La gente quiere ver vacunarse a los políticos y esperar un rato para ver si les hace reacción y la diñan, antes de pensar en ponérsela
Sería asombrosa la resistencia del 80% de la población española a vacunarse contra la gripe A, que ha provocado ya cerca de un centenar de muertes, si olvidáramos la desconfianza de esa población hacia su clase política y hacia la industria farmacéutica.
La imagen del atrabiliario y sospechosísimo Camps haciendo propaganda, como chófer, de Ferrari, o la revelación de que los hijos del «socialista» Pepe Blanco no estudian en la escuela pública, sino en colegios privados y caros, contribuyen, sin duda, a esa desconfianza en los políticos, por no hablar, en el otro apartado, del hecho de que el siniestro Donald Rumsfield ande detrás de uno de los laboratorios que fabrica la vacuna.

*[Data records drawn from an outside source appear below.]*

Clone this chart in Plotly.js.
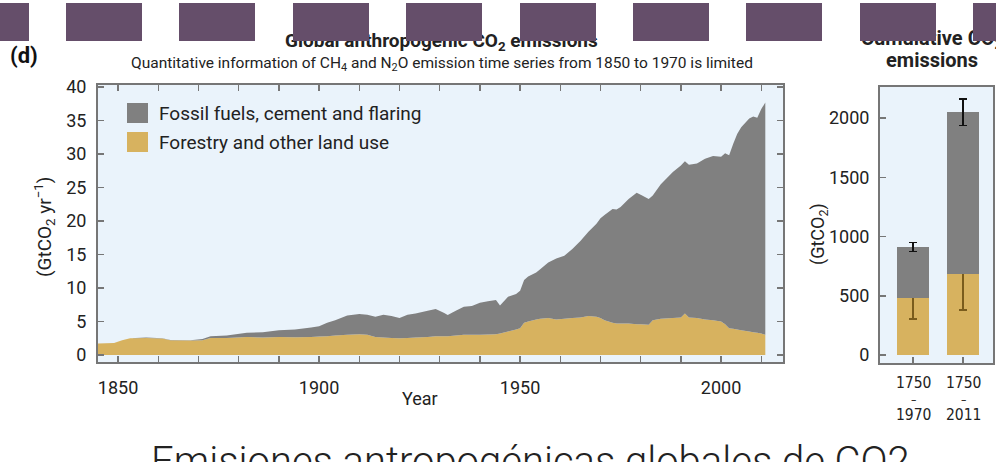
<!DOCTYPE html>
<html><head><meta charset="utf-8">
<script src="https://cdn.plot.ly/plotly-3.0.1.min.js"></script>
<style>html,body{margin:0;padding:0;background:#fff;} #chart{width:996px;height:462px;}</style>
</head><body><div id="chart"></div>
<script>
// Annual global anthropogenic CO2 emissions (GtCO2/yr)
const years = [1845,1849,1851,1853,1857,1861,1863,1868,1871,1873,1877,1882,1886,1890,1894,1898,1900,1902,1904,1907,1910,1912,1914,1916,1918,1920,1922,1924,1927,1929,1931,1932,1934,1936,1938,1940,1942,1944,1945,1947,1949,1950,1951,1952,1954,1955,1957,1959,1961,1963,1965,1967,1969,1970,1971,1973,1974,1975,1977,1979,1980,1982,1983,1985,1988,1990,1991,1992,1994,1996,1998,2000,2001,2002,2003,2004,2005,2007,2008,2009,2010,2011];
const foluEmissions = [1.7,1.8,2.2,2.5,2.55,2.45,2.2,2.15,2.2,2.55,2.55,2.7,2.6,2.7,2.65,2.7,2.75,2.8,2.9,3.0,3.1,3.0,2.7,2.6,2.55,2.5,2.55,2.6,2.7,2.8,2.8,2.8,2.9,3.0,3.0,3.0,3.05,3.1,3.2,3.5,3.8,4.0,4.8,5.0,5.3,5.4,5.5,5.3,5.4,5.5,5.6,5.8,5.7,5.5,5.2,4.8,4.7,4.7,4.7,4.6,4.6,4.5,5.2,5.4,5.5,5.6,6.2,5.6,5.5,5.3,5.2,5.0,4.6,4.0,3.9,3.8,3.7,3.5,3.4,3.3,3.2,3.0];
const fossilEmissions = [0,0,0,0,0.05,0.05,0.05,0.05,0.2,0.25,0.35,0.6,0.8,1.0,1.15,1.4,1.55,2.0,2.3,2.9,3.0,3.0,3.0,3.4,3.25,3.0,3.45,3.6,3.9,4.05,3.5,3.15,3.7,4.2,4.3,4.8,4.95,5.1,4.2,5.2,5.3,5.6,6.4,6.7,7.0,7.4,8.3,9.1,9.4,10.3,11.4,12.6,13.9,14.9,15.7,17.0,17.0,17.4,18.6,19.6,19.3,18.8,18.6,20.1,21.8,22.7,22.7,22.8,23.1,24.0,24.5,24.6,25.5,25.8,27.6,29.2,30.3,31.8,32.2,32.1,33.5,34.7];
const seriesNames = ['Fossil fuels, cement and flaring', 'Forestry and other land use'];
const xTickYears = [1850,1860,1870,1880,1890,1900,1910,1920,1930,1940,1950,1960,1970,1980,1990,2000,2010];
const xTickLabels = ['1850','','','','','1900','','','','','1950','','','','','2000',''];
const yTickValues = [0,5,10,15,20,25,30,35,40];
// Cumulative emissions (GtCO2)
const periodStart = ['1750','1750'];
const periodEnd = ['1970','2011'];
const periods = ['1750–1970','1750–2011'];
const cumFolu = [485, 680];
const cumFoluErr = [180, 300];
const cumFossil = [425, 1370];
const cumFossilErr = [38, 112];
const cumTickValues = [0,500,1000,1500,2000];

const GOLD = '#d7b25f', GRAY = '#808080', BG = '#eaf3fb', FRAME = '#767676', PURPLE = '#654e6a';
const W = 996, H = 462;
const px = x => x / W, py = y => 1 - y / H;
const FONT = 'Roboto, "Liberation Sans", sans-serif';
const NARROW = '"Liberation Sans Narrow", "DejaVu Sans Condensed", Roboto, sans-serif';

const traces = [
  {x: years, y: foluEmissions, name: seriesNames[1], type: 'scatter', mode: 'none',
   stackgroup: 'em', fillcolor: GOLD, hoverinfo: 'x+y'},
  {x: years, y: fossilEmissions, name: seriesNames[0], type: 'scatter', mode: 'none',
   stackgroup: 'em', fillcolor: GRAY, hoverinfo: 'x+y'},
  {x: periods, y: cumFolu, name: seriesNames[1], type: 'bar', xaxis: 'x2', yaxis: 'y2',
   width: 0.64, marker: {color: GOLD, line: {width: 0}},
   error_y: {type: 'data', array: cumFoluErr, visible: true, color: '#7a5c1c', thickness: 1.5, width: 4}},
  {x: periods, y: cumFossil, name: seriesNames[0], type: 'bar', xaxis: 'x2', yaxis: 'y2',
   width: 0.64, marker: {color: GRAY, line: {width: 0}},
   error_y: {type: 'data', array: cumFossilErr, visible: true, color: '#111', thickness: 1.5, width: 4}}
];

const axisCommon = {
  showline: true, linecolor: FRAME, linewidth: 2, showgrid: false, zeroline: false,
  ticks: 'inside', ticklen: 6, tickwidth: 1.5, tickcolor: FRAME,
  tickfont: {family: FONT, size: 18, color: '#222'}
};

const annotations = [];
function ann(o) { annotations.push(Object.assign({showarrow: false, xref: 'paper', yref: 'paper'}, o)); }

ann({x: px(8), y: py(55), xanchor: 'left', yanchor: 'middle', text: '<b>(d)</b>', font: {family: FONT, size: 22, color: '#111'}});
ann({x: px(441.5), y: py(41.5), xanchor: 'center', yanchor: 'middle', text: '<b>Global anthropogenic CO<sub>2</sub> emissions</b>', font: {family: FONT, size: 19, color: '#222'}});
ann({x: px(441.5), y: py(63.5), xanchor: 'center', yanchor: 'middle', text: 'Quantitative information of CH<sub>4</sub> and N<sub>2</sub>O emission time series from 1850 to 1970 is limited', font: {family: FONT, size: 15.5, color: '#222'}});
ann({x: px(931.5), y: py(38.5), xanchor: 'center', yanchor: 'middle', text: '<b>Cumulative CO<sub>2</sub></b>', font: {family: FONT, size: 20, color: '#222'}});
ann({x: px(931.5), y: py(59.5), xanchor: 'center', yanchor: 'middle', text: '<b>emissions</b>', font: {family: FONT, size: 20, color: '#222'}});
ann({x: px(44), y: py(227), xanchor: 'center', yanchor: 'middle', textangle: -90, text: '(GtCO<sub>2</sub> yr<sup>−1</sup>)', font: {family: FONT, size: 19, color: '#222'}});
ann({x: px(819), y: py(234), xanchor: 'center', yanchor: 'middle', textangle: -90, text: '(GtCO<sub>2</sub>)', font: {family: FONT, size: 18, color: '#222'}});
ann({x: px(420), y: py(398), xanchor: 'center', yanchor: 'middle', text: 'Year', font: {family: FONT, size: 18, color: '#222'}});
ann({x: px(157), y: py(113), xanchor: 'left', yanchor: 'middle', text: seriesNames[0], font: {family: FONT, size: 19, color: '#222'}});
ann({x: px(157), y: py(142.5), xanchor: 'left', yanchor: 'middle', text: seriesNames[1], font: {family: FONT, size: 19, color: '#222'}});
periods.forEach((p, i) => {
  const f = {family: NARROW, size: 15.5, color: '#222'};
  annotations.push({xref: 'x2', yref: 'paper', x: p, y: py(383), text: periodStart[i], showarrow: false, xanchor: 'center', yanchor: 'middle', font: f});
  annotations.push({xref: 'x2', yref: 'paper', x: p, y: py(399.5), text: '–', showarrow: false, xanchor: 'center', yanchor: 'middle', font: {family: NARROW, size: 12, color: '#222'}});
  annotations.push({xref: 'x2', yref: 'paper', x: p, y: py(415), text: periodEnd[i], showarrow: false, xanchor: 'center', yanchor: 'middle', font: f});
});
ann({x: px(530), y: py(461), xanchor: 'center', yanchor: 'middle', text: 'Emisiones antropogénicas globales de CO2', font: {family: FONT, size: 40, color: '#222', weight: 300}});
// decorative purple header blocks (drawn last so they sit on top of the titles)
for (let k = 0; k < 10; k++) {
  const x0 = -47.4 + 113.4 * k;
  ann({x: px(x0), y: py(3), xanchor: 'left', yanchor: 'top', text: ' ', width: 76, height: 38,
       bgcolor: PURPLE, borderpad: 0, borderwidth: 0});
}

const layout = {
  width: W, height: H, margin: {l: 0, r: 0, t: 0, b: 0},
  paper_bgcolor: '#fff', plot_bgcolor: BG, showlegend: false, barmode: 'stack',
  xaxis: Object.assign({}, axisCommon, {domain: [px(98), px(783)], range: [1845, 2015.4],
    tickmode: 'array', tickvals: xTickYears, ticktext: xTickLabels, mirror: 'ticks', ticklabelstandoff: 8}),
  yaxis: Object.assign({}, axisCommon, {domain: [py(362), py(85)], range: [-1.05, 40.3],
    tickmode: 'array', tickvals: yTickValues, mirror: 'ticks', ticklabelstandoff: 6}),
  xaxis2: Object.assign({}, axisCommon, {domain: [px(880), px(993)], anchor: 'y2', type: 'category',
    range: [-0.66, 1.6], showticklabels: false, mirror: true}),
  yaxis2: Object.assign({}, axisCommon, {domain: [py(363), py(87)], anchor: 'x2', range: [-67.5, 2261.6],
    tickmode: 'array', tickvals: cumTickValues, mirror: true, ticklabelstandoff: 5}),
  shapes: [
    {type: 'rect', xref: 'paper', yref: 'paper', x0: px(127), x1: px(148), y0: py(103), y1: py(123), fillcolor: GRAY, line: {width: 0}},
    {type: 'rect', xref: 'paper', yref: 'paper', x0: px(127), x1: px(148), y0: py(132), y1: py(152), fillcolor: GOLD, line: {width: 0}}
  ],
  annotations: annotations
};

Plotly.newPlot('chart', traces, layout, {displayModeBar: false, staticPlot: true});
</script>
</body></html>
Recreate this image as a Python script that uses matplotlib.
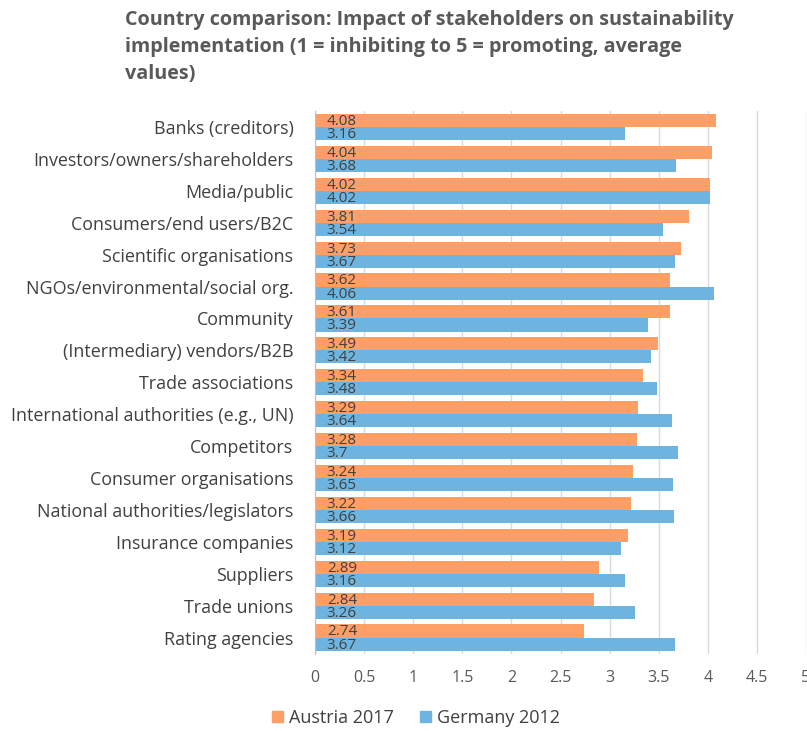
import matplotlib
matplotlib.use("Agg")
import matplotlib.pyplot as plt
import numpy as np
from matplotlib.patches import Patch

categories = [
    "Banks (creditors)",
    "Investors/owners/shareholders",
    "Media/public",
    "Consumers/end users/B2C",
    "Scientific organisations",
    "NGOs/environmental/social org.",
    "Community",
    "(Intermediary) vendors/B2B",
    "Trade associations",
    "International authorities (e.g., UN)",
    "Competitors",
    "Consumer organisations",
    "National authorities/legislators",
    "Insurance companies",
    "Suppliers",
    "Trade unions",
    "Rating agencies",
]
austria_2017 = [4.08, 4.04, 4.02, 3.81, 3.73, 3.62, 3.61, 3.49, 3.34, 3.29, 3.28, 3.24, 3.22, 3.19, 2.89, 2.84, 2.74]
germany_2012 = [3.16, 3.68, 4.02, 3.54, 3.67, 4.06, 3.39, 3.42, 3.48, 3.64, 3.70, 3.65, 3.66, 3.12, 3.16, 3.26, 3.67]
xticks = [0, 0.5, 1, 1.5, 2, 2.5, 3, 3.5, 4, 4.5, 5]

FONT = "Open Sans"
plt.rcParams["font.family"] = [FONT, "DejaVu Sans"]

C_AT = "#FF9F66"
C_DE = "#6DB5E0"
TXT = "#404040"

fig = plt.figure(figsize=(8.07, 7.31), dpi=100)
ax = fig.add_axes([315/807, 1 - 653.5/731, (806-315)/807, (653.5-111)/731])

y = np.arange(len(categories))
h = 0.41
ax.barh(y - h/2, austria_2017, height=h, color=C_AT, zorder=2)
ax.barh(y + h/2, germany_2012, height=h, color=C_DE, zorder=2)

for yi, a, g in zip(y, austria_2017, germany_2012):
    ax.text(0.12, yi - h/2 + 0.03, f"{a:g}", ha="left", va="center", fontsize=11, color=TXT, zorder=3)
    ax.text(0.12, yi + h/2 + 0.03, f"{g:g}", ha="left", va="center", fontsize=11, color=TXT, zorder=3)

ax.set_xlim(0, 5)
ax.set_ylim(len(categories) - 0.5, -0.5)
ax.set_xticks(xticks)
ax.set_xticklabels([f"{t:g}" for t in xticks], fontsize=11.5, color="#595959")
ax.set_yticks(y)
ax.set_yticklabels(categories, fontsize=12.9, color=TXT)
ax.tick_params(axis="y", length=0, pad=15.5)
ax.tick_params(axis="x", length=0, pad=12)
ax.grid(axis="x", color="#D9D9D9", linewidth=1, zorder=1)
for s in ["top", "right", "bottom"]:
    ax.spines[s].set_visible(False)
ax.spines["left"].set_color("#BFBFBF")
ax.spines["left"].set_zorder(3)

fig.text(125/807, 1 - 10/731,
         "Country comparison: Impact of stakeholders on sustainability\nimplementation (1 = inhibiting to 5 = promoting, average\nvalues)",
         ha="left", va="top", fontsize=14.2, fontweight="bold", color="#595959", linespacing=1.45)

handles = [Patch(color=C_AT, label="Austria 2017"), Patch(color=C_DE, label="Germany 2012")]
fig.legend(handles=handles, loc="center", bbox_to_anchor=(416/807, 1 - 718/731), ncol=2, frameon=False,
           fontsize=13, handlelength=0.6, handleheight=0.6, handletextpad=0.3, columnspacing=1.5,
           labelcolor=TXT)

fig.savefig("out.png", dpi=100)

La gente, o cuando menos ese 80% abonado a las más variadas y delirantes teorías conspiratorias, quiere ver vacunarse a los políticos y esperar un rato para ver si les hace reacción y la diñan, antes de pensar en ponérsela.
Sin embargo, y pese a los comprensibles fundamentos de ese miedo y de esa cautela, la mayoritaria resistencia a inmunizarse frente a ese virus tan impredecible y peligroso sigue siendo asombrosa, pues lo que puede andar en juego es nada más y nada menos que la vida.
Más explicaciones a esa tozudez colectiva debe haber, pero uno, por más vueltas que le da, no las encuentra.
Una cosa tan extraordinaria como la vacuna, que lleva tantísimo tiempo salvándonos de contraer enfermedades espantosas y hasta letales, y cuya fabricación no tiene, a estas alturas, ningún misterio, resulta que concita la enemiga casi unánime de la ciudadanía española, de la misma que de ordinario se atiborra de fármacos sin encomendarse a dios ni al diablo ni al médico.
Queda, con todo, ese 20% que, menos favorecido tal vez por los dioses con una salud tan formidable como para desdeñar la vacuna, la reciben al fin con un inmenso alivio.